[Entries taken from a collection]
▼
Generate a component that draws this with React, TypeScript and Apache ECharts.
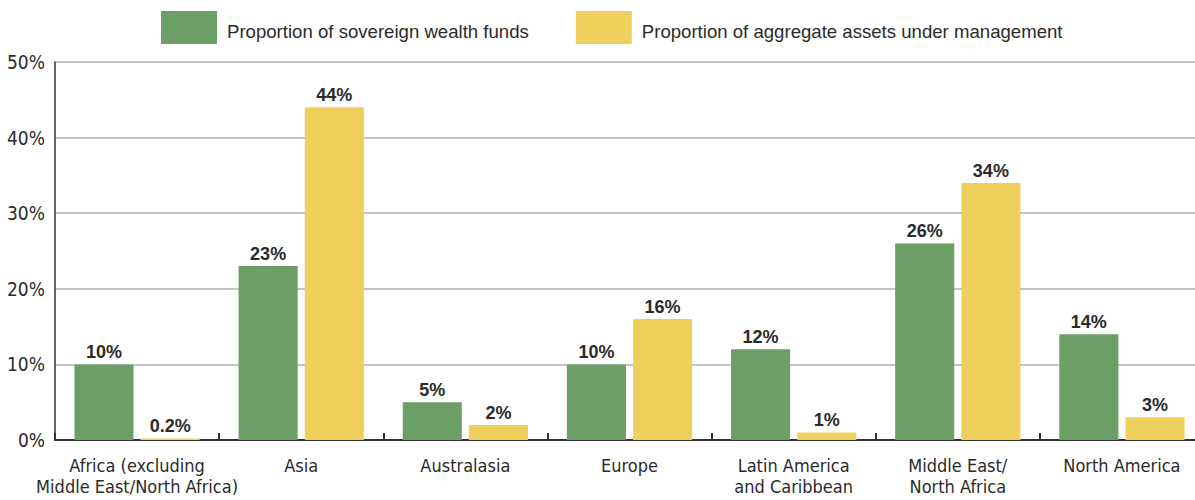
import React, { useEffect, useRef } from "react";
import * as echarts from "echarts";

const categories = [
  "Africa (excluding\nMiddle East/North Africa)",
  "Asia",
  "Australasia",
  "Europe",
  "Latin America\nand Caribbean",
  "Middle East/\nNorth Africa",
  "North America",
];
const fundsShare = [10, 23, 5, 10, 12, 26, 14];
const assetsShare = [0.2, 44, 2, 16, 1, 34, 3];
const seriesNames = [
  "Proportion of sovereign wealth funds",
  "Proportion of aggregate assets under management",
];

const NARROW = "'Liberation Sans Narrow', 'DejaVu Sans Condensed', 'Arial Narrow', sans-serif";
const SANS = "'Liberation Sans', Arial, Helvetica, sans-serif";

export default function App() {
  const ref = useRef<HTMLDivElement>(null);
  useEffect(() => {
    document.body.style.margin = "0";
    document.body.style.overflow = "hidden";
    const chart = echarts.init(ref.current!, null, { renderer: "svg" });
    const label = {
      show: true,
      position: "top",
      distance: 3,
      fontFamily: SANS,
      fontWeight: "bold",
      fontSize: 18,
      color: "#2b2b2b",
      formatter: (p: any) => p.value + "%",
    };
    chart.setOption({
      animation: false,
      legend: {
        left: 161,
        top: 11,
        padding: 0,
        itemWidth: 56,
        itemHeight: 33,
        itemGap: 47,
        icon: "rect",
        formatter: (name: string) => "{t|" + name + "}",
        textStyle: {
          fontFamily: SANS,
          fontSize: 18.6,
          color: "#2b2b2b",
          rich: {
            t: {
              fontFamily: SANS,
              fontSize: 18.6,
              color: "#2b2b2b",
              padding: [8, 0, 0, 5],
            },
          },
        },
        data: seriesNames,
      },
      grid: { left: 55, right: 1, top: 62, bottom: 60, containLabel: false },
      xAxis: {
        type: "category",
        data: categories,
        axisLine: { lineStyle: { color: "#333", width: 2 } },
        axisTick: { show: true, inside: true, length: 7, lineStyle: { color: "#333", width: 2 } },
        axisLabel: {
          fontFamily: NARROW,
          fontSize: 18,
          color: "#2b2b2b",
          lineHeight: 21,
          margin: 15,
          interval: 0,
        },
      },
      yAxis: {
        type: "value",
        min: 0,
        max: 50,
        interval: 10,
        axisLine: { show: true, lineStyle: { color: "#333", width: 1.5 } },
        axisTick: { show: false },
        splitLine: { lineStyle: { color: "#c4c4c4", width: 2 } },
        axisLabel: {
          fontFamily: NARROW,
          fontSize: 19,
          color: "#2b2b2b",
          margin: 10,
          formatter: (v: number) => v + "%",
        },
      },
      series: [
        {
          name: seriesNames[0],
          type: "bar",
          data: fundsShare,
          barWidth: "36%",
          barGap: "12%",
          itemStyle: { color: "#6b9f65" },
          label,
        },
        {
          name: seriesNames[1],
          type: "bar",
          data: assetsShare,
          barWidth: "36%",
          barGap: "12%",
          itemStyle: { color: "#f0d05c" },
          label,
        },
      ],
    });
    return () => chart.dispose();
  }, []);
  return (
    <div style={{ width: 1195, height: 500, overflow: "hidden" }}>
      <div ref={ref} style={{ width: 1205, height: 500 }} />
    </div>
  );
}
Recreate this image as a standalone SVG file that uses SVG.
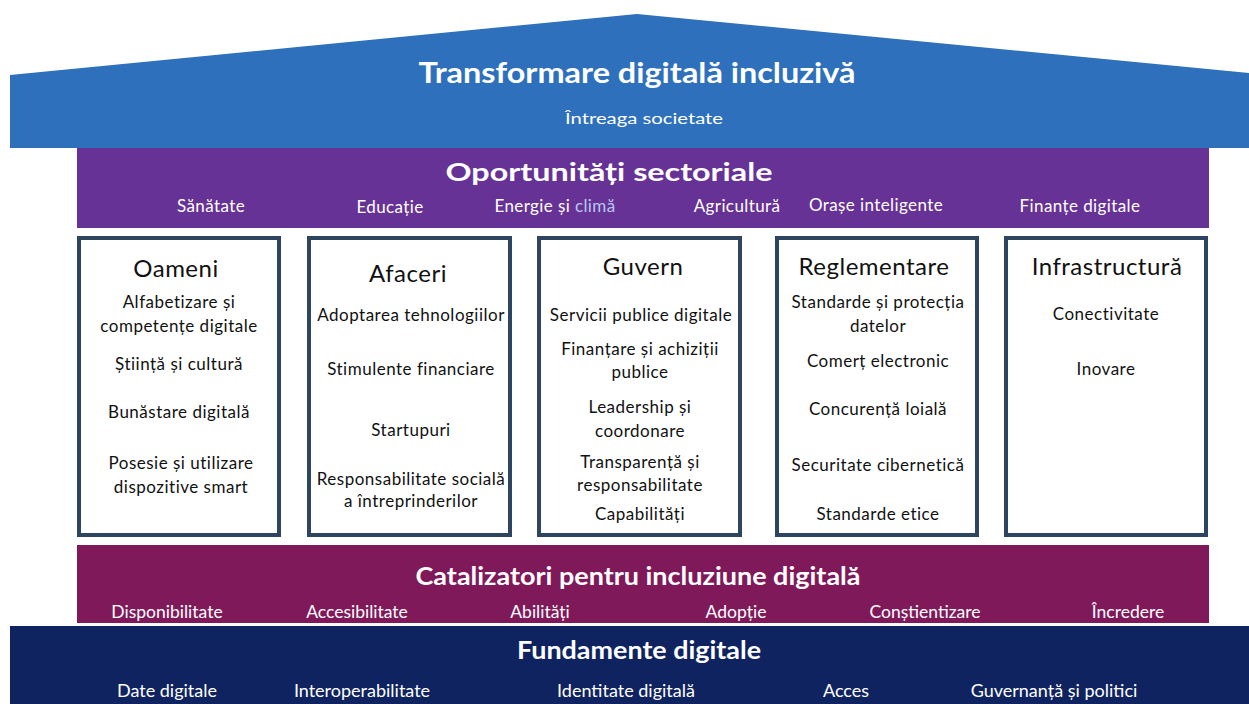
<svg xmlns="http://www.w3.org/2000/svg" width="1249" height="704" viewBox="0 0 1249 704">
<style>
  text { font-family: Lato, "Liberation Sans", sans-serif; }
  .band-title { fill: #ffffff; font-weight: bold; text-anchor: middle; }
  .band-item { fill: #ffffff; font-size: 17px; letter-spacing: 0.4px; text-anchor: middle; }
  .cat-item { fill: #ffffff; font-size: 17.5px; text-anchor: middle; }
  .fund-item { fill: #ffffff; font-size: 18px; text-anchor: middle; }
  .box { fill: #ffffff; stroke: #2d4560; stroke-width: 4; }
  .box-title { fill: #111111; font-size: 24px; letter-spacing: 0.5px; text-anchor: middle; }
  .item { fill: #111111; font-size: 17px; letter-spacing: 0.5px; text-anchor: middle; }
</style>
<rect width="1249" height="704" fill="#ffffff"/>

<g id="roof">
  <polygon points="10,75 637,14 1249,73 1249,148 10,148" fill="#2e70bc"/>
  <text class="band-title" x="637" y="83" font-size="29" textLength="437" lengthAdjust="spacingAndGlyphs">Transformare digitală incluzivă</text>
  <text x="644" y="124" font-size="16" fill="#ffffff" text-anchor="middle" textLength="158" lengthAdjust="spacingAndGlyphs">Întreaga societate</text>
</g>

<g id="oportunitati">
  <rect x="77" y="148" width="1132" height="80" fill="#673296"/>
  <text class="band-title" x="609" y="181" font-size="24" textLength="327" lengthAdjust="spacingAndGlyphs">Oportunități sectoriale</text>
  <text class="band-item" x="211" y="212">Sănătate</text>
  <text class="band-item" x="390" y="213">Educație</text>
  <text class="band-item" x="555" y="212">Energie și <tspan fill="#b7c9f2">climă</tspan></text>
  <text class="band-item" x="737" y="212">Agricultură</text>
  <text class="band-item" x="876" y="211">Orașe inteligente</text>
  <text class="band-item" x="1080" y="212">Finanțe digitale</text>
</g>

<g id="oameni">
  <rect class="box" x="79" y="238" width="200" height="297"/>
  <text class="box-title" x="176" y="277">Oameni</text>
  <text class="item" x="179" y="308">Alfabetizare și</text>
  <text class="item" x="179" y="332">competențe digitale</text>
  <text class="item" x="179" y="370">Știință și cultură</text>
  <text class="item" x="179" y="418">Bunăstare digitală</text>
  <text class="item" x="181" y="469">Posesie și utilizare</text>
  <text class="item" x="181" y="493">dispozitive smart</text>
</g>

<g id="afaceri">
  <rect class="box" x="309" y="238" width="201" height="297"/>
  <text class="box-title" x="408" y="282" font-size="34" letter-spacing="1.2">Afaceri</text>
  <text class="item" x="411" y="321">Adoptarea tehnologiilor</text>
  <text class="item" x="411" y="375">Stimulente financiare</text>
  <text class="item" x="411" y="436">Startupuri</text>
  <text class="item" x="411" y="485">Responsabilitate socială</text>
  <text class="item" x="411" y="507">a întreprinderilor</text>
</g>

<g id="guvern">
  <rect class="box" x="539" y="238" width="201" height="297"/>
  <text class="box-title" x="643" y="275">Guvern</text>
  <text class="item" x="641" y="321">Servicii publice digitale</text>
  <text class="item" x="640" y="355">Finanțare și achiziții</text>
  <text class="item" x="640" y="378">publice</text>
  <text class="item" x="640" y="413">Leadership și</text>
  <text class="item" x="640" y="437">coordonare</text>
  <text class="item" x="640" y="468">Transparență și</text>
  <text class="item" x="640" y="491">responsabilitate</text>
  <text class="item" x="640" y="520">Capabilități</text>
</g>

<g id="reglementare">
  <rect class="box" x="777" y="238" width="200" height="297"/>
  <text class="box-title" x="874" y="275">Reglementare</text>
  <text class="item" x="878" y="308">Standarde și protecția</text>
  <text class="item" x="878" y="332">datelor</text>
  <text class="item" x="878" y="367">Comerț electronic</text>
  <text class="item" x="878" y="415">Concurență loială</text>
  <text class="item" x="878" y="471">Securitate cibernetică</text>
  <text class="item" x="878" y="520">Standarde etice</text>
</g>

<g id="infrastructura">
  <rect class="box" x="1006" y="238" width="200" height="297"/>
  <text class="box-title" x="1107" y="275">Infrastructură</text>
  <text class="item" x="1106" y="320">Conectivitate</text>
  <text class="item" x="1106" y="375">Inovare</text>
</g>

<g id="catalizatori">
  <rect x="77" y="545" width="1132" height="78" fill="#80195a"/>
  <text class="band-title" x="638" y="585" font-size="24" textLength="445" lengthAdjust="spacingAndGlyphs">Catalizatori pentru incluziune digitală</text>
  <text class="cat-item" x="167" y="618">Disponibilitate</text>
  <text class="cat-item" x="357" y="618">Accesibilitate</text>
  <text class="cat-item" x="540" y="618">Abilități</text>
  <text class="cat-item" x="736" y="618">Adopție</text>
  <text class="cat-item" x="925" y="618">Conștientizare</text>
  <text class="cat-item" x="1128" y="618">Încredere</text>
</g>

<g id="fundamente">
  <rect x="10" y="626" width="1239" height="78" fill="#0f2360"/>
  <text class="band-title" x="639" y="659" font-size="24" textLength="244" lengthAdjust="spacingAndGlyphs">Fundamente digitale</text>
  <text class="fund-item" x="167" y="697">Date digitale</text>
  <text class="fund-item" x="362" y="697">Interoperabilitate</text>
  <text class="fund-item" x="626" y="697">Identitate digitală</text>
  <text class="fund-item" x="846" y="697">Acces</text>
  <text class="fund-item" x="1054" y="697">Guvernanță și politici</text>
</g>
<g id="connectors"/>
</svg>
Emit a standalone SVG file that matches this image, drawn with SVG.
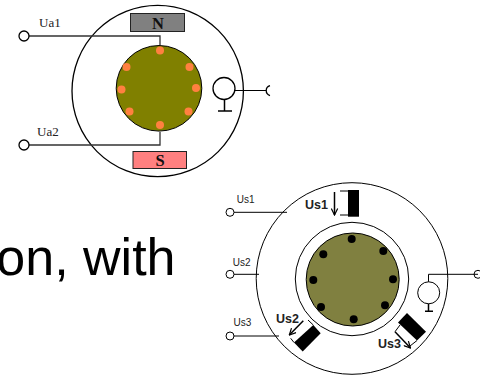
<svg xmlns="http://www.w3.org/2000/svg" width="480" height="375" viewBox="0 0 480 375">
<style>
.l{fill:none;stroke:#000;stroke-width:1}
.t{fill:none;stroke:#000;stroke-width:1.500}
.c{fill:#fff;stroke:#000;stroke-width:1}
.d{fill:#fff;stroke:#000;stroke-width:1.300}
.o{fill:#ff8040}
.b{fill:#000}
.w{fill:none;stroke:#333;stroke-width:1.300}
.sf{font-family:"Liberation Serif",serif;font-size:13px;fill:#222}
.ss{font-family:"Liberation Sans",sans-serif;font-size:10px;fill:#222}
.sb{font-family:"Liberation Sans",sans-serif;font-size:12.500px;font-weight:bold;fill:#222}
.m{font-family:"Liberation Serif",serif;font-size:16.500px;font-weight:bold;fill:#111;text-anchor:middle}
</style>
<defs>
<marker id="a" viewBox="0 0 10 10" refX="9" refY="5" markerWidth="8" markerHeight="8" markerUnits="userSpaceOnUse" orient="auto"><path d="M1 1L9 5L1 9" fill="none" stroke="#000" stroke-width="1.500"/></marker>
</defs>
<text id="caption" x="-3.700" y="275" font-family="Liberation Sans,sans-serif" font-size="52" fill="#000">on, with</text>
<g id="machine1">
<circle id="stator1" class="d" cx="157.700" cy="91" r="85.700"/>
<g id="poleN"><rect x="130.500" y="13.500" width="54" height="18" fill="#808080" stroke="#222" stroke-width="1"/><text class="m" x="158" y="28.500">N</text></g>
<g id="poleS"><rect x="133" y="151.500" width="53.500" height="17" fill="#ff8080" stroke="#222" stroke-width="1"/><text class="m" x="160" y="166">S</text></g>
<g id="rotor1"><circle cx="159" cy="88.300" r="42.800" fill="#808000" stroke="#000" stroke-width="1"/>
<circle class="o" cx="160" cy="50.500" r="4"/><circle class="o" cx="189.500" cy="67" r="4"/><circle class="o" cx="196" cy="88" r="4"/><circle class="o" cx="188.500" cy="111.500" r="4"/><circle class="o" cx="160" cy="125" r="4"/><circle class="o" cx="129.500" cy="111.500" r="4"/><circle class="o" cx="121.500" cy="89.500" r="4"/><circle class="o" cx="126.500" cy="67" r="4"/></g>
<g id="sensor1"><circle class="d" cx="224" cy="88.500" r="11"/></g>
</g>
<g id="connectors1">
<path class="w" d="M29 36H160V45"/>
<path class="w" d="M29 145H160V132"/>
<path class="t" d="M224.500 99.500V111M218 111H232"/>
<path class="l" d="M235 90.500H270"/>
</g>
<g id="Ua1"><circle class="d" cx="24" cy="36" r="5"/><text class="sf" x="39" y="27">Ua1</text></g>
<g id="Ua2"><circle class="d" cx="24" cy="145" r="5"/><text class="sf" x="37" y="135.700">Ua2</text></g>
<g id="out1"><path class="d" d="M270 85.500A5.200 5.200 0 0 0 270 95.500" fill="none"/></g>
<g id="machine2">
<circle id="stator2" class="c" cx="352" cy="278.500" r="95.800"/>
<circle id="bore" class="c" cx="352" cy="279" r="56.700"/>
<g id="rotor2"><circle cx="352.700" cy="279.500" r="46.500" fill="#808040" stroke="#000" stroke-width="1"/>
<circle class="b" cx="351.700" cy="239" r="4"/><circle class="b" cx="383.300" cy="251" r="4"/><circle class="b" cx="393" cy="279.300" r="4"/><circle class="b" cx="385" cy="305.300" r="4"/><circle class="b" cx="353.700" cy="319.300" r="4"/><circle class="b" cx="321" cy="307" r="4"/><circle class="b" cx="313.300" cy="280" r="4"/><circle class="b" cx="323.300" cy="254.300" r="4"/></g>
<g id="sensor2"><circle class="c" cx="428.700" cy="292.800" r="11"/></g>
<g id="winding1"><rect x="348" y="190" width="11" height="26.700" class="b"/><path class="l" d="M340 191H348M340 215H348"/><path class="t" d="M334.500 192V215" marker-end="url(#a)"/><text class="sb" x="305" y="209">Us1</text></g>
<g id="winding2"><polygon class="b" points="313.300,325 320.700,333.300 302.700,351.500 294,342.500"/><path class="l" d="M308 320L313.300 325M290.700 338.300L294 342.500"/><path class="t" d="M303.300 320.700L289.300 335" marker-end="url(#a)"/><text class="sb" x="276" y="322.700">Us2</text></g>
<g id="winding3"><polygon class="b" points="407,313 426,331.700 417,340.500 398,322.500"/><path class="l" d="M395 331.700L400 325M417 340.500L410 346"/><path class="t" d="M395 331.700L410.500 348" marker-end="url(#a)"/><text class="sb" x="378" y="348.300">Us3</text></g>
</g>
<g id="connectors2">
<path class="l" d="M234 212.300H287"/>
<path class="l" d="M234 274.300H259"/>
<path class="l" d="M234 336H279"/>
<path class="l" d="M428.500 281.800V274.300H478"/>
<path class="t" d="M428.500 303.800V311M425 311.200H433"/>
</g>
<g id="Us1"><circle class="c" cx="230" cy="212.300" r="4"/><text class="ss" x="236.700" y="203">Us1</text></g>
<g id="Us2"><circle class="c" cx="230" cy="274.300" r="4"/><text class="ss" x="232.700" y="266">Us2</text></g>
<g id="Us3"><circle class="c" cx="230" cy="336" r="4"/><text class="ss" x="233.500" y="325.700">Us3</text></g>
<g id="out2"><circle cx="478" cy="274.300" r="4" fill="none" stroke="#000" stroke-width="1"/></g>
</svg>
▲
# Goal of the exercise:
Collect each line containing the string "standalone".

# Solution to the problem:
Recreate this image as a standalone SVG file that uses SVG.
Emit a standalone SVG file that matches this image, drawn with SVG.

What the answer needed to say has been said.